*** Source data

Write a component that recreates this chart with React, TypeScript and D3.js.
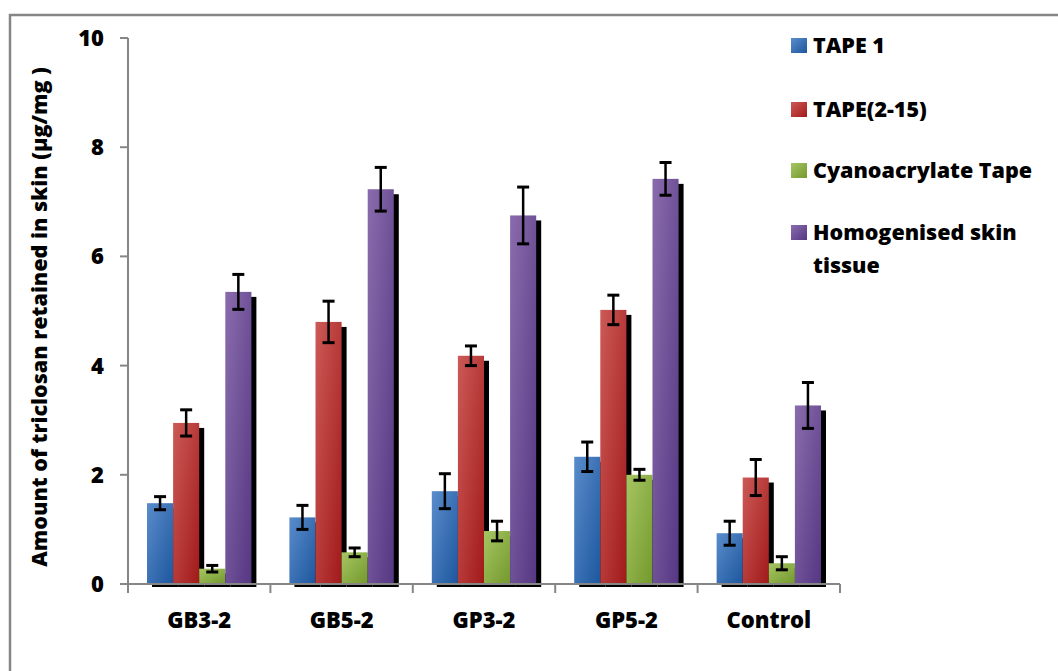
import React from "react";
import * as d3 from "d3";

const groups = ["GB3-2", "GB5-2", "GP3-2", "GP5-2", "Control"];
const seriesNames = ["TAPE 1", "TAPE(2-15)", "Cyanoacrylate Tape", "Homogenised skin tissue"];
const tape1 = [1.48, 1.22, 1.7, 2.33, 0.93];
const tape1Err = [0.12, 0.22, 0.32, 0.27, 0.22];
const tape2_15 = [2.95, 4.8, 4.18, 5.02, 1.95];
const tape2_15Err = [0.24, 0.38, 0.18, 0.27, 0.33];
const cyano = [0.28, 0.58, 0.97, 2.0, 0.38];
const cyanoErr = [0.06, 0.08, 0.18, 0.1, 0.12];
const homog = [5.35, 7.23, 6.75, 7.42, 3.27];
const homogErr = [0.32, 0.4, 0.52, 0.3, 0.42];
const yTicks = [0, 2, 4, 6, 8, 10];

const values = [tape1, tape2_15, cyano, homog];
const errors = [tape1Err, tape2_15Err, cyanoErr, homogErr];
const colorStops = [
  ["#5a8ccb", "#1d579e"],
  ["#cc5a57", "#a11a1a"],
  ["#a6c563", "#73992c"],
  ["#8a6cad", "#553783"],
];

const W = 1058;
const H = 671;
const left = 128;
const right = 840;
const top = 38;
const bottom = 584;
const font = "'Open Sans', 'Liberation Sans', sans-serif";
const axisColor = "#868686";
const fw = 800;

export default function App() {
  const x0 = d3.scaleBand<string>().domain(groups).range([left, right]).paddingInner(0.267).paddingOuter(0.1335);
  const x1 = d3.scaleBand<number>().domain(d3.range(seriesNames.length)).range([0, x0.bandwidth()]);
  const y = d3.scaleLinear().domain([0, 10]).range([bottom, top]);
  const step = x0.step();
  const edges = d3.range(groups.length + 1).map((i) => left + i * step);

  const bars: any[] = [];
  groups.forEach((g, gi) => {
    values.forEach((vals, si) => {
      bars.push({ gi, si, x: (x0(g) as number) + (x1(si) as number), w: x1.bandwidth(), v: vals[gi], e: errors[si][gi] });
    });
  });

  return (
    <svg width={W} height={H} style={{ position: "absolute", left: 0, top: 0, background: "#fff" }}>
      <defs>
        {colorStops.map((c, i) => (
          <linearGradient key={i} id={`g${i}`} x1="0" y1="0" x2="1" y2="1">
            <stop offset="0" stopColor={c[0]} />
            <stop offset="1" stopColor={c[1]} />
          </linearGradient>
        ))}
      </defs>
      <rect x={0} y={0} width={W} height={H} fill="#fff" />
      <rect x={10} y={15} width={1200} height={800} fill="none" stroke={axisColor} strokeWidth={2.5} />

      {/* shadows */}
      {bars.map((b, i) => (
        <rect key={"s" + i} x={b.x + 5} y={y(b.v) + 5} width={b.w} height={bottom + 3 - (y(b.v) + 5)} fill="#000" />
      ))}
      {/* bars */}
      {bars.map((b, i) => (
        <rect key={"b" + i} x={b.x} y={y(b.v)} width={b.w} height={bottom - y(b.v)} fill={`url(#g${b.si})`} />
      ))}

      {/* axes */}
      <line x1={left} x2={left} y1={top} y2={bottom} stroke={axisColor} strokeWidth={2} />
      <line x1={left - 8} x2={right} y1={bottom} y2={bottom} stroke={axisColor} strokeWidth={2} />
      {yTicks.map((t) => (
        <g key={t}>
          <line x1={left - 8} x2={left} y1={y(t)} y2={y(t)} stroke={axisColor} strokeWidth={2} />
          <text x={104} y={y(t) + 8} textAnchor="end" fontFamily={font} fontWeight={fw} fontSize={22} fill="#000">
            {t}
          </text>
        </g>
      ))}
      {edges.map((ex, i) => (
        <line key={i} x1={ex} x2={ex} y1={bottom} y2={bottom + 9} stroke={axisColor} strokeWidth={2} />
      ))}
      {groups.map((g) => (
        <text key={g} x={(x0(g) as number) + x0.bandwidth() / 2} y={628} textAnchor="middle" fontFamily={font} fontWeight={fw} fontSize={22} fill="#000">
          {g}
        </text>
      ))}

      {/* error bars */}
      {bars.map((b, i) => {
        const cx = b.x + b.w / 2;
        return (
          <g key={"e" + i} stroke="#000">
            <line x1={cx} x2={cx} y1={y(b.v + b.e)} y2={y(b.v - b.e)} strokeWidth={2.5} />
            <line x1={cx - 6} x2={cx + 6} y1={y(b.v + b.e)} y2={y(b.v + b.e)} strokeWidth={3} />
            <line x1={cx - 6} x2={cx + 6} y1={y(b.v - b.e)} y2={y(b.v - b.e)} strokeWidth={3} />
          </g>
        );
      })}

      <text
        transform={`translate(47, ${(top + bottom) / 2 + 6}) rotate(-90)`}
        textAnchor="middle"
        fontFamily={font}
        fontWeight={fw}
        fontSize={21.5}
        fill="#000"
      >
        Amount of triclosan retained in skin (µg/mg )
      </text>

      {/* legend */}
      {seriesNames.map((s, i) => {
        const ys = [38, 102, 163, 225][i];
        const lines = i === 3 ? ["Homogenised skin", "tissue"] : [s];
        return (
          <g key={s}>
            <rect x={791} y={ys} width={16} height={15} fill={`url(#g${i})`} />
            {lines.map((ln, li) => (
              <text key={li} x={813} y={ys + 15 + li * 33} fontFamily={font} fontWeight={fw} fontSize={21.5} fill="#000">
                {ln}
              </text>
            ))}
          </g>
        );
      })}
    </svg>
  );
}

******

■ **Direction**:
Output all of the data exactly as it stands, minus any images.

■ **Answer to the task**:
Write a component that recreates this chart with React, TypeScript and D3.js.
import React from "react";
import * as d3 from "d3";

const groups = ["GB3-2", "GB5-2", "GP3-2", "GP5-2", "Control"];
const seriesNames = ["TAPE 1", "TAPE(2-15)", "Cyanoacrylate Tape", "Homogenised skin tissue"];
const tape1 = [1.48, 1.22, 1.7, 2.33, 0.93];
const tape1Err = [0.12, 0.22, 0.32, 0.27, 0.22];
const tape2_15 = [2.95, 4.8, 4.18, 5.02, 1.95];
const tape2_15Err = [0.24, 0.38, 0.18, 0.27, 0.33];
const cyano = [0.28, 0.58, 0.97, 2.0, 0.38];
const cyanoErr = [0.06, 0.08, 0.18, 0.1, 0.12];
const homog = [5.35, 7.23, 6.75, 7.42, 3.27];
const homogErr = [0.32, 0.4, 0.52, 0.3, 0.42];
const yTicks = [0, 2, 4, 6, 8, 10];

const values = [tape1, tape2_15, cyano, homog];
const errors = [tape1Err, tape2_15Err, cyanoErr, homogErr];
const colorStops = [
  ["#5a8ccb", "#1d579e"],
  ["#cc5a57", "#a11a1a"],
  ["#a6c563", "#73992c"],
  ["#8a6cad", "#553783"],
];

const W = 1058;
const H = 671;
const left = 128;
const right = 840;
const top = 38;
const bottom = 584;
const font = "'Open Sans', 'Liberation Sans', sans-serif";
const axisColor = "#868686";
const fw = 800;

export default function App() {
  const x0 = d3.scaleBand<string>().domain(groups).range([left, right]).paddingInner(0.267).paddingOuter(0.1335);
  const x1 = d3.scaleBand<number>().domain(d3.range(seriesNames.length)).range([0, x0.bandwidth()]);
  const y = d3.scaleLinear().domain([0, 10]).range([bottom, top]);
  const step = x0.step();
  const edges = d3.range(groups.length + 1).map((i) => left + i * step);

  const bars: any[] = [];
  groups.forEach((g, gi) => {
    values.forEach((vals, si) => {
      bars.push({ gi, si, x: (x0(g) as number) + (x1(si) as number), w: x1.bandwidth(), v: vals[gi], e: errors[si][gi] });
    });
  });

  return (
    <svg width={W} height={H} style={{ position: "absolute", left: 0, top: 0, background: "#fff" }}>
      <defs>
        {colorStops.map((c, i) => (
          <linearGradient key={i} id={`g${i}`} x1="0" y1="0" x2="1" y2="1">
            <stop offset="0" stopColor={c[0]} />
            <stop offset="1" stopColor={c[1]} />
          </linearGradient>
        ))}
      </defs>
      <rect x={0} y={0} width={W} height={H} fill="#fff" />
      <rect x={10} y={15} width={1200} height={800} fill="none" stroke={axisColor} strokeWidth={2.5} />

      {/* shadows */}
      {bars.map((b, i) => (
        <rect key={"s" + i} x={b.x + 5} y={y(b.v) + 5} width={b.w} height={bottom + 3 - (y(b.v) + 5)} fill="#000" />
      ))}
      {/* bars */}
      {bars.map((b, i) => (
        <rect key={"b" + i} x={b.x} y={y(b.v)} width={b.w} height={bottom - y(b.v)} fill={`url(#g${b.si})`} />
      ))}

      {/* axes */}
      <line x1={left} x2={left} y1={top} y2={bottom} stroke={axisColor} strokeWidth={2} />
      <line x1={left - 8} x2={right} y1={bottom} y2={bottom} stroke={axisColor} strokeWidth={2} />
      {yTicks.map((t) => (
        <g key={t}>
          <line x1={left - 8} x2={left} y1={y(t)} y2={y(t)} stroke={axisColor} strokeWidth={2} />
          <text x={104} y={y(t) + 8} textAnchor="end" fontFamily={font} fontWeight={fw} fontSize={22} fill="#000">
            {t}
          </text>
        </g>
      ))}
      {edges.map((ex, i) => (
        <line key={i} x1={ex} x2={ex} y1={bottom} y2={bottom + 9} stroke={axisColor} strokeWidth={2} />
      ))}
      {groups.map((g) => (
        <text key={g} x={(x0(g) as number) + x0.bandwidth() / 2} y={628} textAnchor="middle" fontFamily={font} fontWeight={fw} fontSize={22} fill="#000">
          {g}
        </text>
      ))}

      {/* error bars */}
      {bars.map((b, i) => {
        const cx = b.x + b.w / 2;
        return (
          <g key={"e" + i} stroke="#000">
            <line x1={cx} x2={cx} y1={y(b.v + b.e)} y2={y(b.v - b.e)} strokeWidth={2.5} />
            <line x1={cx - 6} x2={cx + 6} y1={y(b.v + b.e)} y2={y(b.v + b.e)} strokeWidth={3} />
            <line x1={cx - 6} x2={cx + 6} y1={y(b.v - b.e)} y2={y(b.v - b.e)} strokeWidth={3} />
          </g>
        );
      })}

      <text
        transform={`translate(47, ${(top + bottom) / 2 + 6}) rotate(-90)`}
        textAnchor="middle"
        fontFamily={font}
        fontWeight={fw}
        fontSize={21.5}
        fill="#000"
      >
        Amount of triclosan retained in skin (µg/mg )
      </text>

      {/* legend */}
      {seriesNames.map((s, i) => {
        const ys = [38, 102, 163, 225][i];
        const lines = i === 3 ? ["Homogenised skin", "tissue"] : [s];
        return (
          <g key={s}>
            <rect x={791} y={ys} width={16} height={15} fill={`url(#g${i})`} />
            {lines.map((ln, li) => (
              <text key={li} x={813} y={ys + 15 + li * 33} fontFamily={font} fontWeight={fw} fontSize={21.5} fill="#000">
                {ln}
              </text>
            ))}
          </g>
        );
      })}
    </svg>
  );
}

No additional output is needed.